Their prize recruit is Mark, a ‘sociologist who can write’, to produce newspaper articles to persuade the British public that change is necessary. ‘It’s the educated reader who CAN be gulled,’ explains Lord Feverstone, a figure working with both government and NICE. ‘When did you meet a workman who believes the papers? He takes it for granted that they’re all propaganda and skips the leading articles…But the educated public, the people who read the high-brow weeklies, don’t need reconditioning. They’re all right already. They’ll believe anything.’
Deception will only be needed in the early stages: ‘Once the thing gets going we shan’t have to bother about the great heart of the British public’. And sure enough, NICE’s private police force are soon terrorising the people of Edgestow.
The signs the takeover is well underway have a curiously contemporary ring.
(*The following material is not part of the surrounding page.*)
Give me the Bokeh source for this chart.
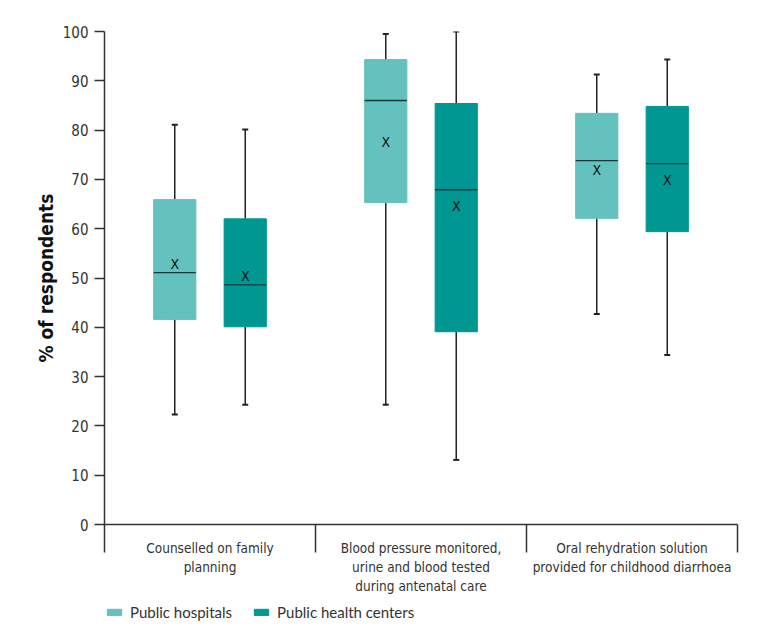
from bokeh.plotting import figure
from bokeh.layouts import column
from bokeh.models import Range1d, FixedTicker, Legend, LegendItem, ColumnDataSource
from bokeh.core.properties import value
from bokeh.embed import file_html
from bokeh.resources import INLINE

categories = [
    "Counselled on family\nplanning",
    "Blood pressure monitored,\nurine and blood tested\nduring antenatal care",
    "Oral rehydration solution\nprovided for childhood diarrhoea",
]
groups = ["Public hospitals", "Public health centers"]

hosp_min = [22.3, 24.3, 42.7]
hosp_q1 = [41.6, 65.3, 62.1]
hosp_med = [51.1, 86.0, 73.8]
hosp_q3 = [65.9, 94.3, 83.4]
hosp_max = [81.1, 99.5, 91.3]
hosp_mean = [52.9, 77.5, 72.0]

hc_min = [24.3, 13.1, 34.4]
hc_q1 = [40.1, 39.1, 59.4]
hc_med = [48.6, 67.9, 73.2]
hc_q3 = [62.0, 85.4, 84.8]
hc_max = [80.1, 100.0, 94.3]
hc_mean = [50.4, 64.6, 69.8]

y_ticks = [0, 10, 20, 30, 40, 50, 60, 70, 80, 90, 100]

colors = ["#63C1BE", "#009691"]
COND = "DejaVu Sans Condensed, Roboto"
TXT = "#333333"

p = figure(width=760, height=600, x_range=Range1d(0, 3), y_range=Range1d(0, 100),
           output_backend="svg", toolbar_location=None,
           min_border_left=104, min_border_right=23, min_border_top=31, min_border_bottom=76)
p.outline_line_color = None
p.xgrid.visible = False
p.ygrid.visible = False
p.background_fill_color = "white"

offsets = [-0.167, 0.167]
box_w = 0.2
series = [
    (hosp_min, hosp_q1, hosp_med, hosp_q3, hosp_max, hosp_mean),
    (hc_min, hc_q1, hc_med, hc_q3, hc_max, hc_mean),
]
for gi, (mn, q1, md, q3, mx, mean) in enumerate(series):
    xs = [i + 0.5 + offsets[gi] for i in range(len(categories))]
    src = ColumnDataSource(dict(x=xs, mn=mn, q1=q1, md=md, q3=q3, mx=mx, mean=mean,
                                xl=[x - box_w / 2 for x in xs], xr=[x + box_w / 2 for x in xs],
                                lab=["X"] * len(xs)))
    p.segment(x0="x", y0="q3", x1="x", y1="mx", source=src, line_color="#222222", line_width=1.5)
    p.segment(x0="x", y0="q1", x1="x", y1="mn", source=src, line_color="#222222", line_width=1.5)
    p.scatter(x="x", y="mx", source=src, marker="dash", size=6, line_color="#222222", line_width=2)
    p.scatter(x="x", y="mn", source=src, marker="dash", size=6, line_color="#222222", line_width=2)
    p.vbar(x="x", top="q3", bottom="q1", width=box_w, source=src,
           fill_color=colors[gi], line_color=colors[gi], line_width=1)
    p.segment(x0="xl", y0="md", x1="xr", y1="md", source=src, line_color="#1a3a3a", line_width=1.3)
    p.text(x="x", y="mean", text="lab", source=src, text_font=value(COND),
           text_font_size="14px", text_align="center", text_baseline="middle", text_color="#111111")

# x axis
xa = p.xaxis[0]
xa.ticker = FixedTicker(ticks=[0.5, 1.5, 2.5], minor_ticks=[0, 1, 2, 3])
xa.major_label_overrides = {i + 0.5: c for i, c in enumerate(categories)}
xa.major_tick_out = 0
xa.major_tick_in = 0
xa.minor_tick_out = 28
xa.minor_tick_in = 0
xa.minor_tick_line_color = "#333333"
xa.minor_tick_line_width = 1.5
xa.axis_line_color = "#333333"
xa.axis_line_width = 1.5
xa.major_label_standoff = -13
xa.major_label_text_font = COND
xa.major_label_text_font_size = "13.5px"
xa.major_label_text_color = TXT

# y axis
ya = p.yaxis[0]
ya.ticker = FixedTicker(ticks=y_ticks)
ya.major_tick_out = 10
ya.major_tick_in = 0
ya.minor_tick_out = 0
ya.minor_tick_in = 0
ya.major_tick_line_color = "#333333"
ya.major_tick_line_width = 1.5
ya.axis_line_color = "#333333"
ya.axis_line_width = 1.5
ya.major_label_standoff = 6
ya.major_label_text_font = COND
ya.major_label_text_font_size = "15px"
ya.major_label_text_color = TXT
ya.axis_label = "% of respondents"
ya.axis_label_text_font = COND
ya.axis_label_text_font_style = "bold"
ya.axis_label_text_font_size = "19px"
ya.axis_label_text_color = "#111111"
ya.axis_label_standoff = 3

# legend strip
lf = figure(width=760, height=28, x_range=Range1d(0, 1), y_range=Range1d(0, 1),
            output_backend="svg", toolbar_location=None, x_axis_type=None, y_axis_type=None,
            min_border=0)
lf.outline_line_color = None
lf.xgrid.visible = False
lf.ygrid.visible = False
leg_renderers = []
for gi in range(2):
    leg_renderers.append(lf.vbar(x=[0.5], top=[-2], bottom=[-3], width=0.1,
                                 fill_color=colors[gi], line_color=colors[gi]))
legend = Legend(items=[LegendItem(label=groups[i], renderers=[leg_renderers[i]]) for i in range(2)],
                orientation="horizontal", location=(1, 7),
                glyph_width=18, glyph_height=8, label_standoff=7, spacing=20,
                padding=0, margin=0, border_line_color=None, background_fill_alpha=0,
                label_text_font="Lato", label_text_font_size="15px",
                label_text_color=TXT)
lf.add_layout(legend, "center")

layout = column(p, lf, spacing=0)
open("out.html", "w").write(file_html(layout, INLINE))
Edgestow is home to a new population of imported workmen, prices have risen and the hotels have somehow passed into hands of NICE. A dense fog blankets the heart of England. Riots are engineered to get the powers justified by a state of emergency. The propaganda aimed at the working man is successful: in the pubs the locals blame the Welsh and Irish for the state of things.
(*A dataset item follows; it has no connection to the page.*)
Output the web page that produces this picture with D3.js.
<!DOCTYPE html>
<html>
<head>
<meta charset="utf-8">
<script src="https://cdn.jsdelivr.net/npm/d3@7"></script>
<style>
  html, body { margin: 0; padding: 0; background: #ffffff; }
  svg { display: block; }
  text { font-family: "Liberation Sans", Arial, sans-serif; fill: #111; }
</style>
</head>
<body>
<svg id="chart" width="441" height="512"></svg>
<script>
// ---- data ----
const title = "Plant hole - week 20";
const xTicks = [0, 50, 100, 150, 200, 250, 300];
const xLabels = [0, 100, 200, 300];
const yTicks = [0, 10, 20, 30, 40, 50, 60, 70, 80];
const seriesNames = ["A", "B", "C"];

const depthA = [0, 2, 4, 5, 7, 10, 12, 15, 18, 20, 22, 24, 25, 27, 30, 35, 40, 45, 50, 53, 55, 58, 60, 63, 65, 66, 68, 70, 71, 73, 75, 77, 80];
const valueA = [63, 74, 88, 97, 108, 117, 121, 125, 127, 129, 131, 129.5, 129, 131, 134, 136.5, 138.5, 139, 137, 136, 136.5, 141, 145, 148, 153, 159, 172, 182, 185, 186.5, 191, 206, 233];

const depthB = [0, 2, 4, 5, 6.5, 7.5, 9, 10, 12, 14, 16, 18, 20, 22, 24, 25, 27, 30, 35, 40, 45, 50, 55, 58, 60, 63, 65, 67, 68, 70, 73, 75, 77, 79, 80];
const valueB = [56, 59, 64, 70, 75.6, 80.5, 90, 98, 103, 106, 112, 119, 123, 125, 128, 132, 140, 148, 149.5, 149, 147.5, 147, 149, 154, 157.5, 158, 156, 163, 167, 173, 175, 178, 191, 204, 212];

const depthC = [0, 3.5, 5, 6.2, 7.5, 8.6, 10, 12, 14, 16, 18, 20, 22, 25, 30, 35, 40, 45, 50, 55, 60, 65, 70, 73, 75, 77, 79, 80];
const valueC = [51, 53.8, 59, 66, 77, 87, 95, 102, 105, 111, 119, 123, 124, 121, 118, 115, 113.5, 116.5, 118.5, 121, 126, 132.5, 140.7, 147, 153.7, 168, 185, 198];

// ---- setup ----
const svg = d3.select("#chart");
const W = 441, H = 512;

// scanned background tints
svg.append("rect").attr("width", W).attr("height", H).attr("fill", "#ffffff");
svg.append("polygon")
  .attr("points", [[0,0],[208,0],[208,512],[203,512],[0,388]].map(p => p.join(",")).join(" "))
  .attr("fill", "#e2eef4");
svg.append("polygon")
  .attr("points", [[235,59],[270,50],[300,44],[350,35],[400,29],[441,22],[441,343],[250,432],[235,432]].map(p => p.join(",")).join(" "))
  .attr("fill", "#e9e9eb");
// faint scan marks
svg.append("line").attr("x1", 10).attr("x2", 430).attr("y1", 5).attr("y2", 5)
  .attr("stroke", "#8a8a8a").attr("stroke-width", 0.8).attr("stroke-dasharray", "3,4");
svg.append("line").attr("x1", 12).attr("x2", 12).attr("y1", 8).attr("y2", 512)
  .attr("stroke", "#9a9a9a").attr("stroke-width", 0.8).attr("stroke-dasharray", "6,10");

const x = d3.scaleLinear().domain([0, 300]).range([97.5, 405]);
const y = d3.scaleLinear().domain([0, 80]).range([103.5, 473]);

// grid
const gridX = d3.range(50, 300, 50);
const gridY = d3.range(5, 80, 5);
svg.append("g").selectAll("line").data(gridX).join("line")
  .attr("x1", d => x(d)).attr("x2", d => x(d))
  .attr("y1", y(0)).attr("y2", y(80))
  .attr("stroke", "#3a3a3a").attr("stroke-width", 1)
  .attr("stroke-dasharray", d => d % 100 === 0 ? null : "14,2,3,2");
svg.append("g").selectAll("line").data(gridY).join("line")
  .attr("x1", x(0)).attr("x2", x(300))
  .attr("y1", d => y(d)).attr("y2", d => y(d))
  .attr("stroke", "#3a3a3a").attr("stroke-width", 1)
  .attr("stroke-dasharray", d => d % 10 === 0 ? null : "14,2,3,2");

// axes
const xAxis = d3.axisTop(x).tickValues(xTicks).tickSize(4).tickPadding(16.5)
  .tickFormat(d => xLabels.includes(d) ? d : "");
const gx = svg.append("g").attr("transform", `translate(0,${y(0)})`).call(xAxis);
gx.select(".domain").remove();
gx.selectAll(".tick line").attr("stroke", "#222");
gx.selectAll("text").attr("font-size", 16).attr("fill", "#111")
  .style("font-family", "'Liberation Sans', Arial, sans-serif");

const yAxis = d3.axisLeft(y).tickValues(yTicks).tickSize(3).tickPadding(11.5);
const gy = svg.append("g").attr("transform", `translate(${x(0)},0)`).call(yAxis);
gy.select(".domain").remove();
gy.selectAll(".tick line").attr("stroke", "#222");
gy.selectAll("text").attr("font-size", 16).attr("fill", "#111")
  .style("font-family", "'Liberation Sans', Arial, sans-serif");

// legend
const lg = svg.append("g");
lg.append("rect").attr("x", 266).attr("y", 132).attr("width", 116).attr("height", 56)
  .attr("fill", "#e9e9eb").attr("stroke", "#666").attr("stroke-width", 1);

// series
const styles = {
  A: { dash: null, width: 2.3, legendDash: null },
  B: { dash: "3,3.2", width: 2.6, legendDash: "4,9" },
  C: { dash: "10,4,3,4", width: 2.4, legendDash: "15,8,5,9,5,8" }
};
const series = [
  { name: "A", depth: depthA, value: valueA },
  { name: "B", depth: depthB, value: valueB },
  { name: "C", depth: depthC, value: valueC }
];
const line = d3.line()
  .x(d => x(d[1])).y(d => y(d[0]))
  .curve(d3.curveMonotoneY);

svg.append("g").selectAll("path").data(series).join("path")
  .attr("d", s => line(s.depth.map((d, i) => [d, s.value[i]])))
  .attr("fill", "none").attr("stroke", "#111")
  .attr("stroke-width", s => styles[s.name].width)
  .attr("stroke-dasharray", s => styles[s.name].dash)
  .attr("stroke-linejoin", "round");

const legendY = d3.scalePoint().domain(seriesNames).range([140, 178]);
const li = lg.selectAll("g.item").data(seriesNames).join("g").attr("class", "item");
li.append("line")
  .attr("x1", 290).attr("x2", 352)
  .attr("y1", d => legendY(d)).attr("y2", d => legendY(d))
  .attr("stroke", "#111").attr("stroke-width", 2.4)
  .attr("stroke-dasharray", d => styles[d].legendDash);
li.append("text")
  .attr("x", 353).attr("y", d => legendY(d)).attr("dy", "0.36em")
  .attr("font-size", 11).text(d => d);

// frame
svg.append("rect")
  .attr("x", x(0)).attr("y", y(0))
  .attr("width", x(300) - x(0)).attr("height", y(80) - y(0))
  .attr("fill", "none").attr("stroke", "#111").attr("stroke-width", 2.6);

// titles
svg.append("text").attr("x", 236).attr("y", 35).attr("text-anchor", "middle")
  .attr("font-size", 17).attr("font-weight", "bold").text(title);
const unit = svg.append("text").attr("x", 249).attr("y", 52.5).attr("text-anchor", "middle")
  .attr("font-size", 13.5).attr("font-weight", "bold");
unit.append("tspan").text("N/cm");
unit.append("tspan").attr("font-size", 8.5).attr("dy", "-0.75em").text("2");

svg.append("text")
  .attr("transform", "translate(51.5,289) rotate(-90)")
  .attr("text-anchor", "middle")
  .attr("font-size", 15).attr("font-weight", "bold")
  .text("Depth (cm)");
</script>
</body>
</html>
Lured into NICE by the prospect of higher salary and status, corrupted by the need to please and belong, it takes the befuddled Mark a long time to understand what he’s dealing with. Just as he finally realises his life is in danger, it emerges that NICE’s aspirations are global. There is no point in attempting to flee to America, as the ‘claws’ of the institute are ’embedded in every country’.
By this point, some readers will be nodding in wonderment at how Lewis, writing during the Second World War, could have foreseen our present situation with such accuracy. Others will see familiar plot elements as stemming from dystopian fiction’s classic device of warning by way of exaggeration. Either way, the heart of the novel concerns choice. In the spiritual war playing out, a side must be taken and the last battle fought. There is no way to avoid confronting the ‘hideous strength’.
In this, the final book of the trilogy, it is ordinary English people who must make that choice. In the second, entitled Perelandra, Ransom, a venturesome Cambridge don who has travelled to Venus, is confronted with Unman, a kind of automated psychopath. Ransom attempts some typically English tactics: first talking his enemy, then ignoring him and finally running away. When Unman reappears, Ransom realises the only resolution is to kill him. But as a creature of dark, transhumanist forces, Unman cannot be destroyed by ordinary means. Ransom has to dig deep and it takes two goes, the first requiring physical courage and the second the psychological ability to face and overcome inner fears.
On earth, the encounter with the hideous strengthpresents just two paths: follow the transhumanists or join The Resistance. Mark’s wife Jane takes the latter path only after much hesitation and resisting the messages of her clairvoyant dreams. Lewis presents his heroine as a stereotypical woman of her times: hankering after independence while constrained by the conventional values of her society. Two moments of truth push Jane to join the community of the good based at a nearby manor house: her direct experience of evil when she is captured and tortured by NICE and her subsequent meeting with the community Director – a ‘bright solar blend of king and lover and magician’ – when she finds her world ‘unmade’.
Mark’s moral journey is messier and more human. Even when confronted with the truth about NICE and offered sanctuary with The Resistance, he still can’t quite make the right decision. Lewis captures the moral confusion of a weak character perfectly: ‘he wanted to be perfectly safe and yet also very nonchalant and daring’ while his mind was ‘one fluid confusion of wounded vanity and jostling fears and shames’.
All the while, Lewis studs the novel with details that convey the everyday quality of life on earth and the potential for goodness even in in times of evil. The horror of what is happening in Edgestow is counter-balanced with elements of English cosiness – just as in the depths of the Narnian winter, you can still have a good tea with Mr and Mrs Beaver.
I won’t ruin things with a spoiler – better to read the entire trilogy yourself. The reception of the book in 1945 may have been mixed, but this belated reviewer finds it brilliantly illuminating. That Hideous Strength has come into its time.